PHILIPSBURG, Sint Maarten — The Court of First Instance of St. Maarten has ordered the immediate lifting of conservatory attachments placed by Flow on the bank accounts of telecommunications provider Telem, ruling that the financial impact on Telem was too severe to justify maintaining the seizures while the dispute remains unresolved.
The decision, issued on June 24, 2026, means that Flow’s attachments on accounts held at The Windward Islands Bank, RBC Royal Bank, and Republic Bank (St. Maarten) must be removed immediately.
Dispute over alleged debt
The case stems from a long-running financial dispute between Flow and Telem over interconnection and infrastructure services provided through their telecommunications operations in Sint Maarten and Curaçao.
Flow claims that, following settlement discussions in 2023 and 2024, Telem still owes approximately NAf 1.24 million under a broader settlement arrangement. The company therefore obtained conservatory attachments on all of Telem’s bank accounts.
Telem disputed the claim and asked the court to lift the seizures, arguing that it was entitled to offset the alleged debt against later-issued credit notes from Flow, which it says significantly reduce or eliminate any outstanding balance.
Court: claim is plausible, but not proven
The court found that Flow had presented sufficient preliminary evidence to support its claim that Telem owes the amount. This is known in legal terms as a prima facie case, meaning the claim appears credible at first sight but has not yet been definitively proven.
However, the judge emphasized that this assessment is not a final ruling on the merits of the dispute. The underlying question—whether Telem actually owes the money or is entitled to set it off against counterclaims—must be decided in a full trial.
In its assessment, the court noted that although Telem never formally signed the final settlement agreement dated January 26, 2024, its conduct strongly indicated acceptance of its terms.
Telem made several payments in late 2023 and 2024 that referred to the settlement arrangement, and earlier correspondence also reflected acknowledgment of outstanding balances calculated under the same framework. On that basis, the court considered the existence of a binding settlement and the remaining debt to be sufficiently plausible for the purposes of the interim proceedings.
Credit notes remain disputed
A key point of contention concerns credit notes issued in November 2023, which Telem says created a substantial counterclaim against Flow. Telem argued that these credits should be set off against any outstanding amounts, effectively cancelling the alleged debt. Flow, however, maintained that the credit entries were accounting adjustments linked to settlement processing rather than genuine reductions of debt.

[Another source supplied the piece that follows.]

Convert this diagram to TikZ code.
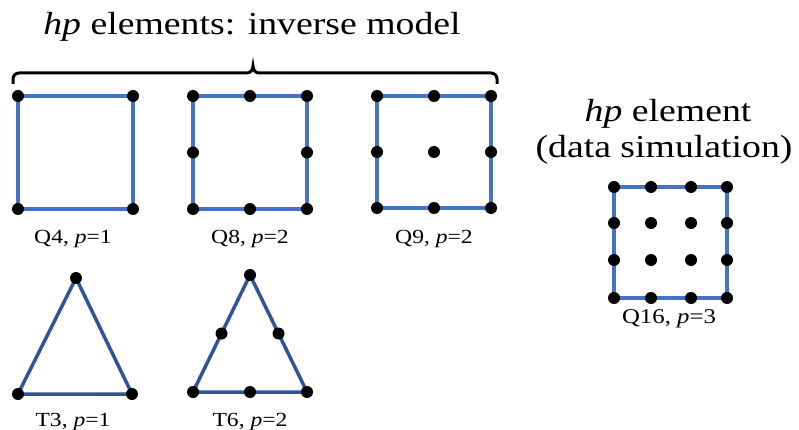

The court noted that the credit notes included unusually large adjustments without clear reference to the settlement agreement, and that Flow could not fully explain why they were issued before the final settlement was signed in January 2024.
Because both interpretations were possible, the court held that this issue must be resolved in a substantive trial.
Bank seizures deemed too severe
Despite finding Flow’s claim sufficiently plausible at this stage, the court ruled that maintaining the attachments was disproportionate. All bank accounts of the three Telem entities were frozen, leaving the companies able to operate only on funds deposited after the attachments were imposed.
The court concluded that this had effectively placed Telem in a financially constrained position, preventing normal business operations such as paying staff and suppliers. Given the seriousness of that impact, and the ongoing nature of the dispute since 2024, the court found that Telem’s interest in lifting the attachments outweighed Flow’s interest in maintaining them.
The court stressed that the lifting of the attachments does not end the dispute. Flow remains free to initiate a full civil case to pursue its claim, while Telem will be able to present its defence and set-off arguments in detail.
A hearing in the main proceedings has been provisionally scheduled for September 30, 2026.
Telem indicated that updated financial statements for 2023 through 2025 could be available within weeks, potentially forming the basis for renewed settlement discussions between the parties.
Flow was ordered to pay Telem’s legal costs, set at NAf 2,748.50, plus additional post-judgment costs and statutory interest if payment is delayed.
The ruling is immediately enforceable, meaning the bank attachments must be lifted without waiting for any further proceedings.
Why try to sell Telem piece by piece ?
Reliable information reaching our news desk indicates that last month, Telem Management made a private presentation to the Council Of Ministers (COM) of Sint Maarten in which it suggested selling Sint Maarten’s only telephone company, Telem, to Flow, a privately owned company. The COM rejected the proposal.
It is also notable that Telem Management recently received approval to sell the old cable TV building that at that time was owned by Telem to a private entity. It appears that Telem’s management is attempting to sell off the company piece by piece.